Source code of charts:
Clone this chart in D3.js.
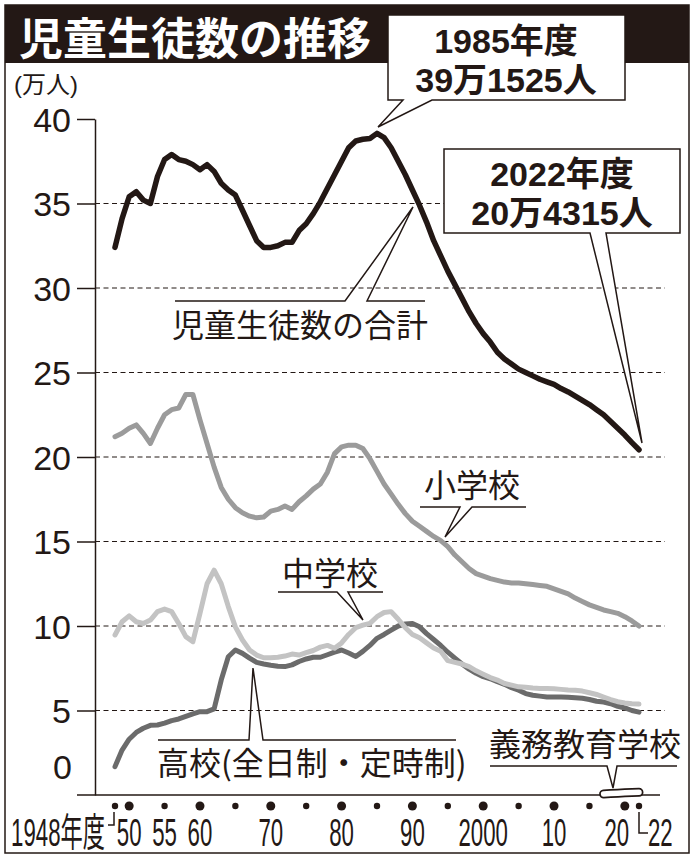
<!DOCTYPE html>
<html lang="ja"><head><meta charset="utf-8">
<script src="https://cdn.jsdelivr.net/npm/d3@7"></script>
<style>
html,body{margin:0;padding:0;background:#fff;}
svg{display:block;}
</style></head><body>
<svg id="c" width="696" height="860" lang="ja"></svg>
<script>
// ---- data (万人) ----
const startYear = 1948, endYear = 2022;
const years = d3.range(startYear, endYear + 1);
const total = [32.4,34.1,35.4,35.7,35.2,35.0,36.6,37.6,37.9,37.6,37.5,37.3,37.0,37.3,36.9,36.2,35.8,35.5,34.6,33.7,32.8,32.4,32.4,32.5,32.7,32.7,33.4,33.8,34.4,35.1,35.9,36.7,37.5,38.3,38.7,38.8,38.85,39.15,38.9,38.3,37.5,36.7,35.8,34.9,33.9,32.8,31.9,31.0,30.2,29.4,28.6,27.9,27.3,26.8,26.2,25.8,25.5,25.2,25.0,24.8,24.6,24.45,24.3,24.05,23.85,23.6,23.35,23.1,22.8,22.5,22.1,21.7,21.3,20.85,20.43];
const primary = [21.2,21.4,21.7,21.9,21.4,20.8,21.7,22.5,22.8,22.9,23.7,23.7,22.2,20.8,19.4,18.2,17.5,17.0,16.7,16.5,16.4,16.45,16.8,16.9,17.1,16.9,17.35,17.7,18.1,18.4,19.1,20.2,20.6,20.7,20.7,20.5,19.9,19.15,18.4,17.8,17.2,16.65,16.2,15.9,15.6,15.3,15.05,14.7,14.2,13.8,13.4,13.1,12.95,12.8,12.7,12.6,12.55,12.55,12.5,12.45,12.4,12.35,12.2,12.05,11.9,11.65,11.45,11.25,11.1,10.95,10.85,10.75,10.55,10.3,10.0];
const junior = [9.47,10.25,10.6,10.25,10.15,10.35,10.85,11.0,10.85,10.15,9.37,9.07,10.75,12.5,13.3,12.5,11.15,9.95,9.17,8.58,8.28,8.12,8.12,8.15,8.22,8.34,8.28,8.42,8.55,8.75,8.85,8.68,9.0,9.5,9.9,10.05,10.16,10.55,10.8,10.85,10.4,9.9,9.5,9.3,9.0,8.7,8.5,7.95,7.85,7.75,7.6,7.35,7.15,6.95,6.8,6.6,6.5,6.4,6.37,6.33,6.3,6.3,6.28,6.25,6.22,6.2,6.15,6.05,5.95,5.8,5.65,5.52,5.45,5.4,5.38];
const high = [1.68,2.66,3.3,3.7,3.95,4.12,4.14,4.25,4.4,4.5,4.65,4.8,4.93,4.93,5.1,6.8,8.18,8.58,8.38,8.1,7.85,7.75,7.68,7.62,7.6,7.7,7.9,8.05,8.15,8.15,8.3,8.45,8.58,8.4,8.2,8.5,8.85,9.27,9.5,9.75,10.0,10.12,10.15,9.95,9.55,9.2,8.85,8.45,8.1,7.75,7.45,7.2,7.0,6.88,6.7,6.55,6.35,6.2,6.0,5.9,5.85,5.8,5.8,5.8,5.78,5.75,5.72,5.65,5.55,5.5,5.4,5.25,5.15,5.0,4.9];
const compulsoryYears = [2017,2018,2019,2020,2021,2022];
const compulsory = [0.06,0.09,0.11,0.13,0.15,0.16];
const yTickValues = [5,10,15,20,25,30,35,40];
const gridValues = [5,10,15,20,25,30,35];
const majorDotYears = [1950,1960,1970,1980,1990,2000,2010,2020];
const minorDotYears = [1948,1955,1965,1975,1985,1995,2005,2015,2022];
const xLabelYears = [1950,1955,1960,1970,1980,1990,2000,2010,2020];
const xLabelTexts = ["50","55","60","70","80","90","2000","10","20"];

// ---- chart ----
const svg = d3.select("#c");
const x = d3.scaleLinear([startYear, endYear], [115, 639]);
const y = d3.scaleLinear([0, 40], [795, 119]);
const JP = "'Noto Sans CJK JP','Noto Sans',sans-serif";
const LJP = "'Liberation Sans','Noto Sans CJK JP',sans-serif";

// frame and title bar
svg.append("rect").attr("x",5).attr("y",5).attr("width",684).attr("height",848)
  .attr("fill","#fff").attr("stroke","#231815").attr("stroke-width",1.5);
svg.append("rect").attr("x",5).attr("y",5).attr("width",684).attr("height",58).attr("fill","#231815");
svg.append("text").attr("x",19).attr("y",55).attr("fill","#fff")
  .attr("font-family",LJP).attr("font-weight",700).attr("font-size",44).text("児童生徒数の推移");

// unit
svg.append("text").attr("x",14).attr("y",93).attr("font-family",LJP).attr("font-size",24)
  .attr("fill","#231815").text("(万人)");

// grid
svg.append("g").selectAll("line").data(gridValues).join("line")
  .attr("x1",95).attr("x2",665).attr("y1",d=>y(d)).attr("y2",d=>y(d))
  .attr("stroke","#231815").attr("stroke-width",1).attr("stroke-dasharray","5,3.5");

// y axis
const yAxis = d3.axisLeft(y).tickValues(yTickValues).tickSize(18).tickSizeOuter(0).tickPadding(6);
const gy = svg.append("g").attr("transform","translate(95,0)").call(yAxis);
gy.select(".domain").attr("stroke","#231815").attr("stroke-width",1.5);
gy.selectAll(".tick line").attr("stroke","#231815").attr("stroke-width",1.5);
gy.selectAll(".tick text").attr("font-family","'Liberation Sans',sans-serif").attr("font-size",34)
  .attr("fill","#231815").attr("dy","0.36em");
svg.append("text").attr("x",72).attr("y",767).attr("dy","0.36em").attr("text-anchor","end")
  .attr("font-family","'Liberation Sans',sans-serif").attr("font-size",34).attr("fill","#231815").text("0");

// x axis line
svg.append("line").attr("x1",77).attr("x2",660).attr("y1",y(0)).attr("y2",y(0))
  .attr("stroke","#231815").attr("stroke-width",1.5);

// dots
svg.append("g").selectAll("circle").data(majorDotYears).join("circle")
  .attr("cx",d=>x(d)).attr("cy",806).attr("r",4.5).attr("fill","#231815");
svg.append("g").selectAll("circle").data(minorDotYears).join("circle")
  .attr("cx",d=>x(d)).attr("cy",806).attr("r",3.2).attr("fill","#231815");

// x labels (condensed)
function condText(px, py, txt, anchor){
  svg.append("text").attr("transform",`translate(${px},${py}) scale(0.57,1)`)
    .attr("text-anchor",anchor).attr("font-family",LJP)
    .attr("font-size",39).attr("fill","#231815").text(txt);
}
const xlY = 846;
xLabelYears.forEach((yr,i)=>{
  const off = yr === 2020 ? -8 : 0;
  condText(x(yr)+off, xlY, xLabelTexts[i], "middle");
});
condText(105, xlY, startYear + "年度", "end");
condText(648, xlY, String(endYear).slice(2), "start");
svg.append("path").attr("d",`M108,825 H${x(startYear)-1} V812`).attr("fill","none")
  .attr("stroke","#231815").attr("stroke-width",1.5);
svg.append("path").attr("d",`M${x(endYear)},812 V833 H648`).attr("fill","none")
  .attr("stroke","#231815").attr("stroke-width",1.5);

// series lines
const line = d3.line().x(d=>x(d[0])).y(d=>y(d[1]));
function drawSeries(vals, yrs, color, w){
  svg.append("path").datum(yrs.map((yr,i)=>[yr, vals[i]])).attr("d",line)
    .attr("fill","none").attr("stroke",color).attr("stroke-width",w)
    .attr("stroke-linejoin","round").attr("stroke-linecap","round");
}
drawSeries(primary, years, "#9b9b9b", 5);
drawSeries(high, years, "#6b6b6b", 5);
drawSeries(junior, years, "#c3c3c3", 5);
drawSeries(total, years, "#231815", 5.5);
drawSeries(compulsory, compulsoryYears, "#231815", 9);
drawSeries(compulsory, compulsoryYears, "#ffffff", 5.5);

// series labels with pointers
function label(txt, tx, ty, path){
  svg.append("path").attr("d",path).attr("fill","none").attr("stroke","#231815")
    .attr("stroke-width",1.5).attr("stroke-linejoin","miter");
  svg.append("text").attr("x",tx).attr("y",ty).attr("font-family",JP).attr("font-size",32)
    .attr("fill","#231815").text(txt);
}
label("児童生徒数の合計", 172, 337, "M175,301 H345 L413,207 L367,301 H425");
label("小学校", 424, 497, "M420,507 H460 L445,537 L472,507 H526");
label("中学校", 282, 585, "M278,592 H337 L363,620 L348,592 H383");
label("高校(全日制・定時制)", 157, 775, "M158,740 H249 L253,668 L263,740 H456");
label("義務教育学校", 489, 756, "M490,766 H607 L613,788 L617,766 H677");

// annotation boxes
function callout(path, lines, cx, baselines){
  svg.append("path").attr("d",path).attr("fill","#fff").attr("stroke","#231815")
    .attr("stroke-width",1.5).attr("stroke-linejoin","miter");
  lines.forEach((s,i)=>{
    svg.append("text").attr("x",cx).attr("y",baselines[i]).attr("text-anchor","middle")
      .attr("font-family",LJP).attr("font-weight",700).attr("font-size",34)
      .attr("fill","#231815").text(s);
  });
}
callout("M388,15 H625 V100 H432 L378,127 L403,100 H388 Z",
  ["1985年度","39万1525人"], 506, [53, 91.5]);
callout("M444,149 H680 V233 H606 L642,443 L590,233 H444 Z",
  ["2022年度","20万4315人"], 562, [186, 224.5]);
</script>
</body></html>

* * *

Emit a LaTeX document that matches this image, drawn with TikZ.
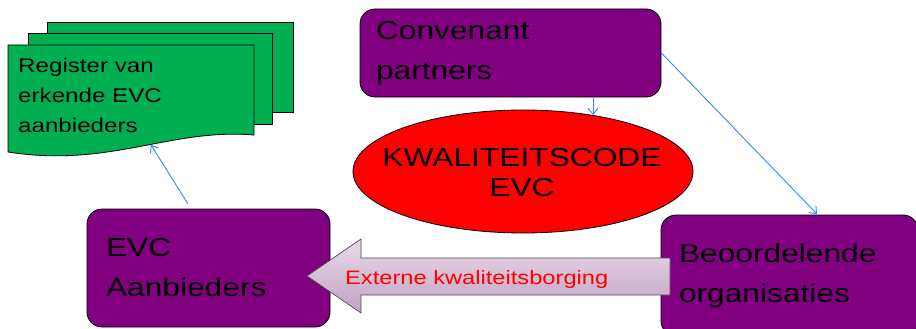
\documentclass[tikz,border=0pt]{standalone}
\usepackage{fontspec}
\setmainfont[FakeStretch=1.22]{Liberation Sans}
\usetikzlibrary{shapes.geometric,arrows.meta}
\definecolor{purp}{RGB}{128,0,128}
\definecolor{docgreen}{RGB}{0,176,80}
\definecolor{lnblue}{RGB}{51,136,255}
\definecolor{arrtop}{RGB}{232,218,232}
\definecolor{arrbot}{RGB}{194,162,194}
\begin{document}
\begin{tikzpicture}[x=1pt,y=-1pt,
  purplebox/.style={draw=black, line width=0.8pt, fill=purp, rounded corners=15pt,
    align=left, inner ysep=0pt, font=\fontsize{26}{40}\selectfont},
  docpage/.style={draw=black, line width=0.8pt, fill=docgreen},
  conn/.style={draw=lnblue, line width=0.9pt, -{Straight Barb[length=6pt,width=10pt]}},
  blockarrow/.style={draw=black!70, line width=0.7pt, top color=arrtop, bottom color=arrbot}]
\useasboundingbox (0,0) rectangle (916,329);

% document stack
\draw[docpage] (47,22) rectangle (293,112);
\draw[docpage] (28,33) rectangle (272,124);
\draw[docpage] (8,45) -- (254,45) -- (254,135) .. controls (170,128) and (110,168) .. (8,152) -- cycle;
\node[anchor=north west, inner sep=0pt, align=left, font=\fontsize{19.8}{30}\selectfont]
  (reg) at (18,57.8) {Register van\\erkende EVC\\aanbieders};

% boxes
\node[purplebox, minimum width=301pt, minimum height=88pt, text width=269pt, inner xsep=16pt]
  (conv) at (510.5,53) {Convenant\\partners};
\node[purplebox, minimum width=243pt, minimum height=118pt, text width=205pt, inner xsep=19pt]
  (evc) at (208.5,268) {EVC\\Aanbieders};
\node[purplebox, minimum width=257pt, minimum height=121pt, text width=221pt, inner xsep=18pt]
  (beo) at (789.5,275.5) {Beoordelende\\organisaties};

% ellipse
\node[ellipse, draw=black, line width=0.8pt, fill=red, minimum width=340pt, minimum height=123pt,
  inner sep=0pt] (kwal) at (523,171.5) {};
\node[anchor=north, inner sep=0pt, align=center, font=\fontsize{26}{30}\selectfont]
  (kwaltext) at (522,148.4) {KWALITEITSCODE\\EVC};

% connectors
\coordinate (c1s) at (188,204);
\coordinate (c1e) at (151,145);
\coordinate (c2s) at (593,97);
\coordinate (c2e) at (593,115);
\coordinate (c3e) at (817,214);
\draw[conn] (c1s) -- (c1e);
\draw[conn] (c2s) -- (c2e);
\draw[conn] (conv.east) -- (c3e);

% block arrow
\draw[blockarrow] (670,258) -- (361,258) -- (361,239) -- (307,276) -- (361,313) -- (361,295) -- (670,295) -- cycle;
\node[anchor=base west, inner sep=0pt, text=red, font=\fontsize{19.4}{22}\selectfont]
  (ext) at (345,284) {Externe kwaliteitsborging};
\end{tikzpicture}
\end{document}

→ What the task asks
Search the entries for the word "this" and copy every line that has it.

→ Answer for the task
Clone this chart in D3.js.
Emit a LaTeX document that matches this image, drawn with TikZ.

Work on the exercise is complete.